INPUT ROWS:
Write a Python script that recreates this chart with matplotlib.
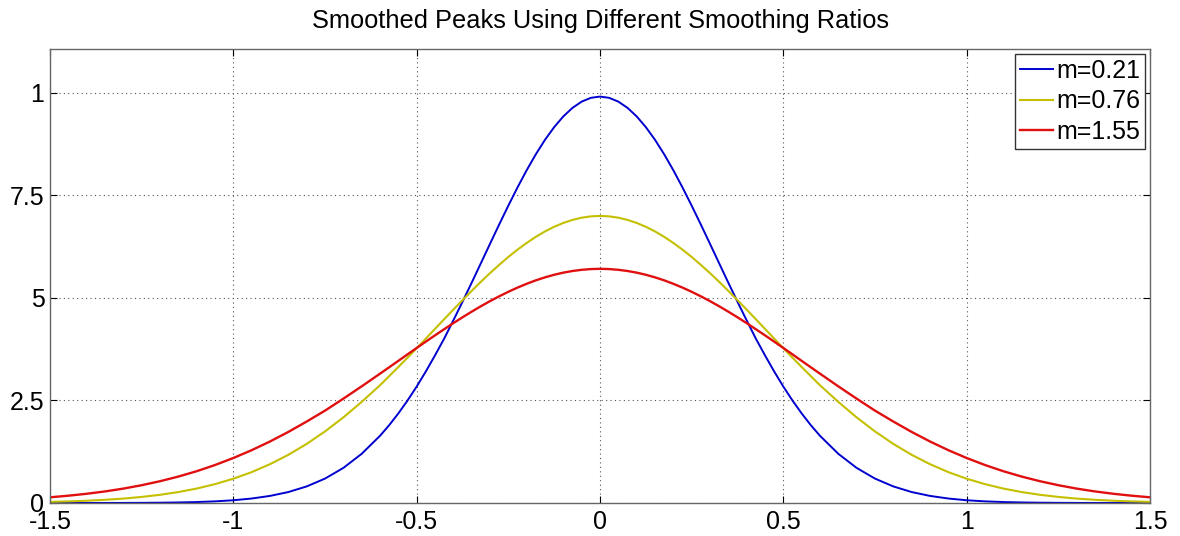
* * *
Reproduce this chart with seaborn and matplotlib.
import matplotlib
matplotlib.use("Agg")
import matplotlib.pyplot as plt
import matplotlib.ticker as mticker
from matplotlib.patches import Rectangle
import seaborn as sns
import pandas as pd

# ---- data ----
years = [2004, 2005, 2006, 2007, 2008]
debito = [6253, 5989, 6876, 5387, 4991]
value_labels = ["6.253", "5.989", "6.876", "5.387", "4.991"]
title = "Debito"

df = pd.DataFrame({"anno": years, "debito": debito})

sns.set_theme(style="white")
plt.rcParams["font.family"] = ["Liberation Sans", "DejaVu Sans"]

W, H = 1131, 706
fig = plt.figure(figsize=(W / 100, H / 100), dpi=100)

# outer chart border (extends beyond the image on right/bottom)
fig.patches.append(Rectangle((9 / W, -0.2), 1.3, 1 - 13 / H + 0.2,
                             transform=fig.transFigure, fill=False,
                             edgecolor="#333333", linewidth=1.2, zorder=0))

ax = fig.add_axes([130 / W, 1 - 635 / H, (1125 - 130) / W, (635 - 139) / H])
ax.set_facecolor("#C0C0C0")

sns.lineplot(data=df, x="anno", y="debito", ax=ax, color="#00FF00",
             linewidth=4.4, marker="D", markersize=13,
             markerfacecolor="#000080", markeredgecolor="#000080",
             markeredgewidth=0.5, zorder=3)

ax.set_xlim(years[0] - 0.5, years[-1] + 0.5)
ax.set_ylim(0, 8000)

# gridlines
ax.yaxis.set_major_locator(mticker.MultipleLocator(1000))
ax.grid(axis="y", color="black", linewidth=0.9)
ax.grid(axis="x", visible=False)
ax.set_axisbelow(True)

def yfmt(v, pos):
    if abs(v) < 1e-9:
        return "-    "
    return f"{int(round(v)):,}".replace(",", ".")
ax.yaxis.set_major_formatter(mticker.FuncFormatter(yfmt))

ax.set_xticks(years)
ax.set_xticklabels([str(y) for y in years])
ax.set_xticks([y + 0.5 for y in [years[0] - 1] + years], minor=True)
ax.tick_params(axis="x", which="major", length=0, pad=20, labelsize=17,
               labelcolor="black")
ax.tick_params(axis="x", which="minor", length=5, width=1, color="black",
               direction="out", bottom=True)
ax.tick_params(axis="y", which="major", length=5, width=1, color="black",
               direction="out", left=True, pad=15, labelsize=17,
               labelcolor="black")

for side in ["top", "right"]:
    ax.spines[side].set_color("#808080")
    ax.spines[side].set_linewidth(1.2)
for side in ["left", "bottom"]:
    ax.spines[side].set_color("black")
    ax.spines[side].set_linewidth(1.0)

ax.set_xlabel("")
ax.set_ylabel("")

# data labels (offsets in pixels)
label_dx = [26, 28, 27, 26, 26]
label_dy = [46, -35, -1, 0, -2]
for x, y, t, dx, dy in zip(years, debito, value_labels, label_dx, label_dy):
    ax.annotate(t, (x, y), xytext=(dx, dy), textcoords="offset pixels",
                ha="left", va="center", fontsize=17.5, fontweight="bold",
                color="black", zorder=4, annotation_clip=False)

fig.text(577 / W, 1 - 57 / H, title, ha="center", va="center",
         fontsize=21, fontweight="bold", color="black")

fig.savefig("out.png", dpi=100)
--
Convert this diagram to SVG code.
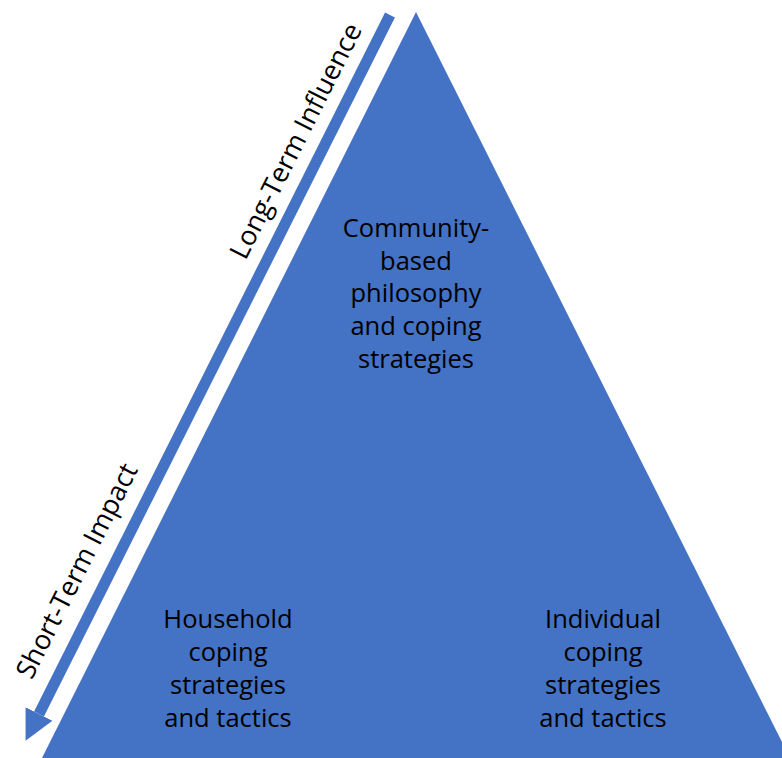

WORK TO COMPLETE:
In the records above, find each line that holds the word "chart"; copy all such lines.

WRITTEN RESPONSE:
Write a Python script that recreates this chart with matplotlib.
Reproduce this chart with seaborn and matplotlib.
# outer chart border (extends beyond the image on right/bottom)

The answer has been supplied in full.